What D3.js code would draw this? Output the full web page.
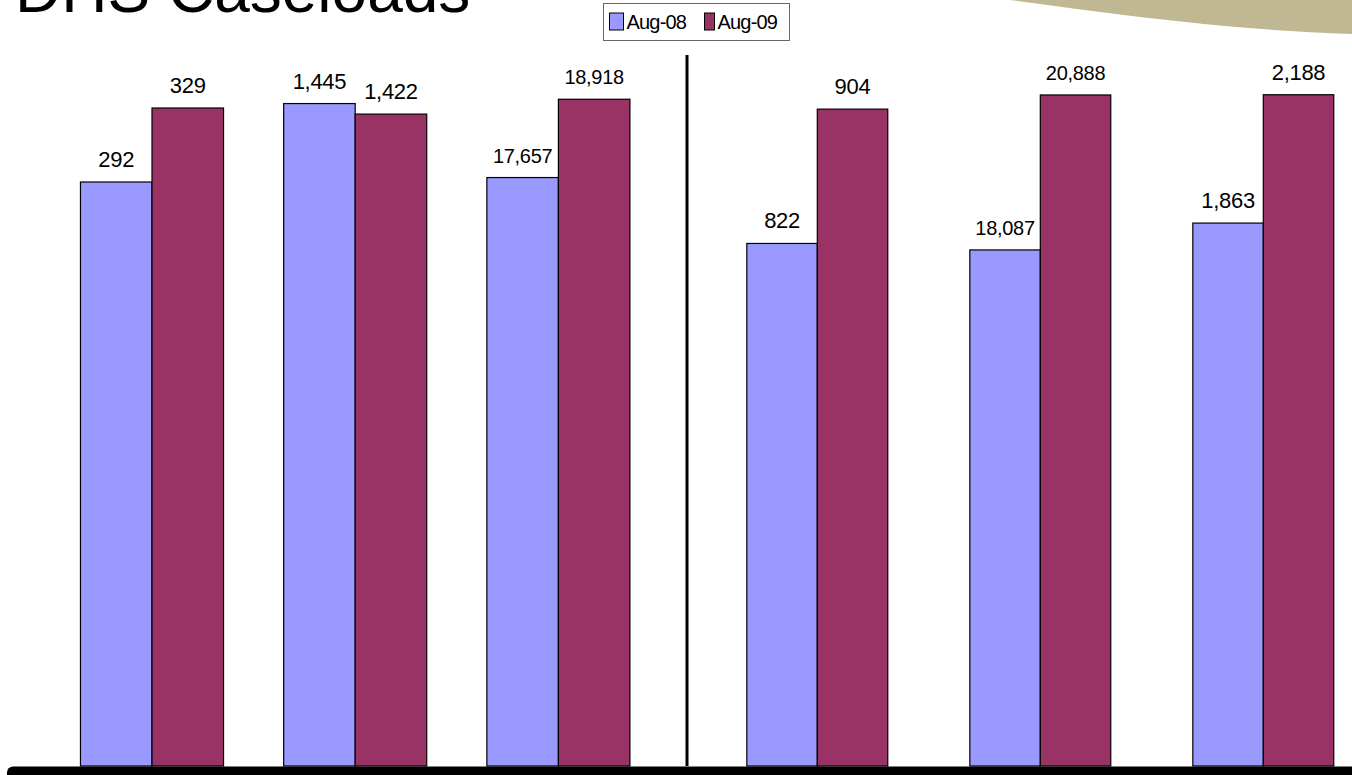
<!DOCTYPE html>
<html>
<head>
<meta charset="utf-8">
<script src="https://cdn.jsdelivr.net/npm/d3@7"></script>
<style>
  html, body { margin: 0; padding: 0; background: #fff; overflow: hidden; }
  svg { display: block; font-family: "Liberation Sans", Arial, sans-serif; }
</style>
</head>
<body>
<svg id="chart" width="1352" height="775"></svg>
<script>
// ---- data ----
const title = "DHS Caseloads";
const seriesNames = ["Aug-08", "Aug-09"];
const leftGroups = ["G1", "G2", "G3"];
const rightGroups = ["G4", "G5", "G6"];
const aug08 = [292, 1445, 17657, 822, 18087, 1863];
const aug09 = [329, 1422, 18918, 904, 20888, 2188];
// each small chart has its own value axis
const axisMin = [0, 0, 8180, 503, 8760, 488];
const axisMax = [353, 1540, 19550, 934, 21520, 2276];

const colors = ["#9999FF", "#993366"];

const W = 1352, H = 775;
const svg = d3.select("#chart");
const baseY = 766, topY = 60;

// tan decorative shape top-right
svg.append("path")
  .attr("d", "M1010,0 C1120,15 1230,30 1352,34 L1352,0 Z")
  .attr("fill", "#C0B892");

// title (partly off the top)
svg.append("text")
  .attr("x", 15).attr("y", 12)
  .attr("font-size", 64)
  .attr("fill", "#000")
  .text(title);

const fmt = d3.format(",");
const allGroups = leftGroups.concat(rightGroups);

function panel(groups, r0, r1, pi) {
  const x0 = d3.scaleBand().domain(groups).range([r0, r1])
    .paddingInner(pi).paddingOuter(pi / 2);
  const x1 = d3.scaleBand().domain(seriesNames).range([0, x0.bandwidth()]);
  groups.forEach(g => {
    const gi = allGroups.indexOf(g);
    const y = d3.scaleLinear().domain([axisMin[gi], axisMax[gi]]).range([baseY, topY]);
    const vals = [aug08[gi], aug09[gi]];
    const grp = svg.append("g").attr("transform", `translate(${x0(g)},0)`);
    grp.selectAll("rect").data(vals).join("rect")
      .attr("x", (d, i) => x1(seriesNames[i]))
      .attr("y", d => y(d))
      .attr("width", x1.bandwidth())
      .attr("height", d => baseY - y(d))
      .attr("fill", (d, i) => colors[i])
      .attr("stroke", "#000")
      .attr("stroke-width", 1.2);
    grp.selectAll("text").data(vals).join("text")
      .attr("x", (d, i) => x1(seriesNames[i]) + x1.bandwidth() / 2)
      .attr("y", d => y(d) - 15)
      .attr("text-anchor", "middle")
      .attr("font-size", d => fmt(d).length >= 6 ? 20 : 22)
      .attr("letter-spacing", d => fmt(d).length >= 6 ? "-0.3px" : "-0.3px")
      .attr("fill", "#000")
      .text(d => fmt(d));
  });
}
panel(leftGroups, 50.4, 660, 0.296);
panel(rightGroups, 705.8, 1374.8, 0.368);

// divider line
svg.append("line")
  .attr("x1", 687).attr("x2", 687)
  .attr("y1", 55).attr("y2", baseY)
  .attr("stroke", "#000").attr("stroke-width", 3);

// bottom thick bar
svg.append("rect")
  .attr("x", 7).attr("y", 766.5)
  .attr("width", 1400).attr("height", 30)
  .attr("rx", 6)
  .attr("fill", "#000");

// legend
const lg = svg.append("g");
lg.append("rect")
  .attr("x", 603.5).attr("y", 3.5).attr("width", 186).attr("height", 37)
  .attr("fill", "#fff").attr("stroke", "#666").attr("stroke-width", 1);
const legX = [609.5, 704.5];
const legW = [14, 10];
seriesNames.forEach((s, i) => {
  lg.append("rect")
    .attr("x", legX[i]).attr("y", 13).attr("width", legW[i]).attr("height", 17)
    .attr("fill", colors[i]).attr("stroke", "#000").attr("stroke-width", 1);
  lg.append("text")
    .attr("x", legX[i] + legW[i] + 3).attr("y", 28.5)
    .attr("font-size", 20).attr("letter-spacing", "-0.8px")
    .attr("fill", "#000")
    .text(s);
});
</script>
</body>
</html>
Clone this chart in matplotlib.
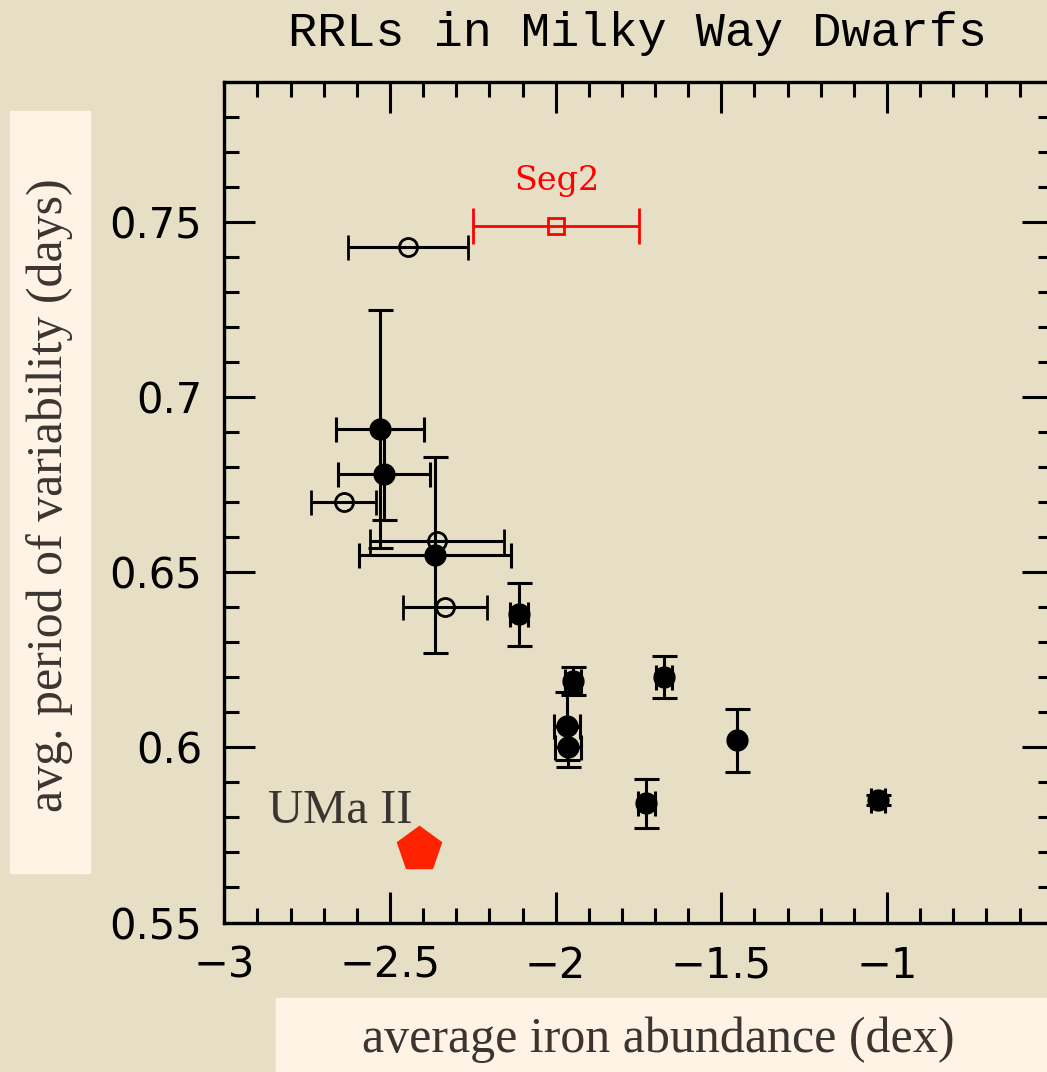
import matplotlib
matplotlib.use('Agg')
import matplotlib.pyplot as plt
from matplotlib.patches import Rectangle
from matplotlib.ticker import MultipleLocator

# dwarfs with full error bars (filled circles)
feh = [-2.53, -2.518, -2.364, -2.111, -1.949, -1.967, -1.964, -1.672, -1.452, -1.726, -1.027]
period = [0.691, 0.678, 0.655, 0.638, 0.619, 0.606, 0.600, 0.620, 0.602, 0.584, 0.585]
feh_err = [0.133, 0.14, 0.229, 0.027, 0.024, 0.039, 0.039, 0.024, 0.0, 0.025, 0.02]
period_err = [0.034, 0.013, 0.028, 0.009, 0.004, 0.0097, 0.0057, 0.006, 0.009, 0.007, 0.0015]

# open circles (metallicity errors only)
feh_open = [-2.446, -2.64, -2.358, -2.334]
period_open = [0.743, 0.670, 0.659, 0.640]
feh_open_err = [0.18, 0.098, 0.203, 0.127]

# Segue 2
seg2_feh, seg2_period, seg2_err = -2.0, 0.749, 0.25
# UMa II
uma_feh, uma_period = -2.413, 0.571

bg = '#e6dfc5'
box = '#fef3e5'
fig = plt.figure(figsize=(10.47, 10.72), dpi=100, facecolor=bg)
ax = fig.add_axes([224.3 / 1047, 1 - 922.5 / 1072, 828.4 / 1047, 840.5 / 1072])
ax.set_facecolor(bg)

ax.errorbar(feh, period, xerr=feh_err, yerr=period_err, fmt='o', color='black',
            ms=15, elinewidth=2.2, capsize=9, capthick=2.2, zorder=3)
ax.errorbar(feh_open, period_open, xerr=feh_open_err, fmt='o', color='black',
            mfc='none', mec='black', mew=2, ms=13, elinewidth=2.2, capsize=9,
            capthick=2.2, zorder=3)
ax.errorbar([seg2_feh], [seg2_period], xerr=[seg2_err], fmt='s', color='red',
            mfc='none', mec='red', mew=2, ms=12, elinewidth=2, capsize=13,
            capthick=2, zorder=3)
ax.plot([uma_feh], [uma_period], marker='p', ms=33, color='#ff2200', ls='none', zorder=4)

ax.text(seg2_feh + 0.005, seg2_period + 0.0127, 'Seg2', color='red', family='DejaVu Serif',
        fontsize=24, ha='center', va='center')
ax.text(-2.867, 0.5783, 'UMa II', color='#3a3530', family='Liberation Serif',
        fontsize=35, ha='left', va='baseline')

ax.set_xlim(-3, -0.5)
ax.set_ylim(0.55, 0.79)
ax.xaxis.set_major_locator(MultipleLocator(0.5))
ax.xaxis.set_minor_locator(MultipleLocator(0.1))
ax.yaxis.set_major_locator(MultipleLocator(0.05))
ax.yaxis.set_minor_locator(MultipleLocator(0.01))
ax.xaxis.set_major_formatter(plt.FuncFormatter(
    lambda v, p: ('%g' % v).replace('-', '\u2212') if v < -0.9 else ''))
ax.yaxis.set_major_formatter(plt.FuncFormatter(lambda v, p: '%g' % round(v, 2)))
ax.tick_params(which='both', direction='in', top=True, right=True, width=2.2,
               labelsize=30, pad=16)
ax.tick_params(which='major', length=22)
ax.tick_params(which='minor', length=11)
for s in ax.spines.values():
    s.set_linewidth(2.4)

fig.text(637 / 1047, 1 - 33 / 1072, 'RRLs in Milky Way Dwarfs', family='Liberation Mono',
         fontsize=35, ha='center', va='center')

# label boxes
fig.patches.append(Rectangle((10 / 1047, 1 - 873 / 1072), 80 / 1047, 762 / 1072,
                             transform=fig.transFigure, color=box, zorder=0))
fig.patches.append(Rectangle((276 / 1047, 0), 771 / 1047, 74 / 1072,
                             transform=fig.transFigure, color=box, zorder=0))
fig.text(50 / 1047, 1 - 495 / 1072, 'avg. period of variability (days)', rotation=90,
         family='Liberation Serif', fontsize=36, color='#3a3530', ha='center', va='center')
fig.text(658 / 1047, 1 - 1040 / 1072, 'average iron abundance (dex)',
         family='Liberation Serif', fontsize=36, color='#3a3530', ha='center', va='center')

fig.savefig('out.png', dpi=100, facecolor=bg)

What you have to do ▸ Could you quote, word for word, only the lines from the one containing "Clone this chart in matplotlib." through the one containing "0.009, 0.007, 0.0015]", both included, and leave out any pictures?

Solution for this exercise ▸
Clone this chart in matplotlib.
import matplotlib
matplotlib.use('Agg')
import matplotlib.pyplot as plt
from matplotlib.patches import Rectangle
from matplotlib.ticker import MultipleLocator

# dwarfs with full error bars (filled circles)
feh = [-2.53, -2.518, -2.364, -2.111, -1.949, -1.967, -1.964, -1.672, -1.452, -1.726, -1.027]
period = [0.691, 0.678, 0.655, 0.638, 0.619, 0.606, 0.600, 0.620, 0.602, 0.584, 0.585]
feh_err = [0.133, 0.14, 0.229, 0.027, 0.024, 0.039, 0.039, 0.024, 0.0, 0.025, 0.02]
period_err = [0.034, 0.013, 0.028, 0.009, 0.004, 0.0097, 0.0057, 0.006, 0.009, 0.007, 0.0015]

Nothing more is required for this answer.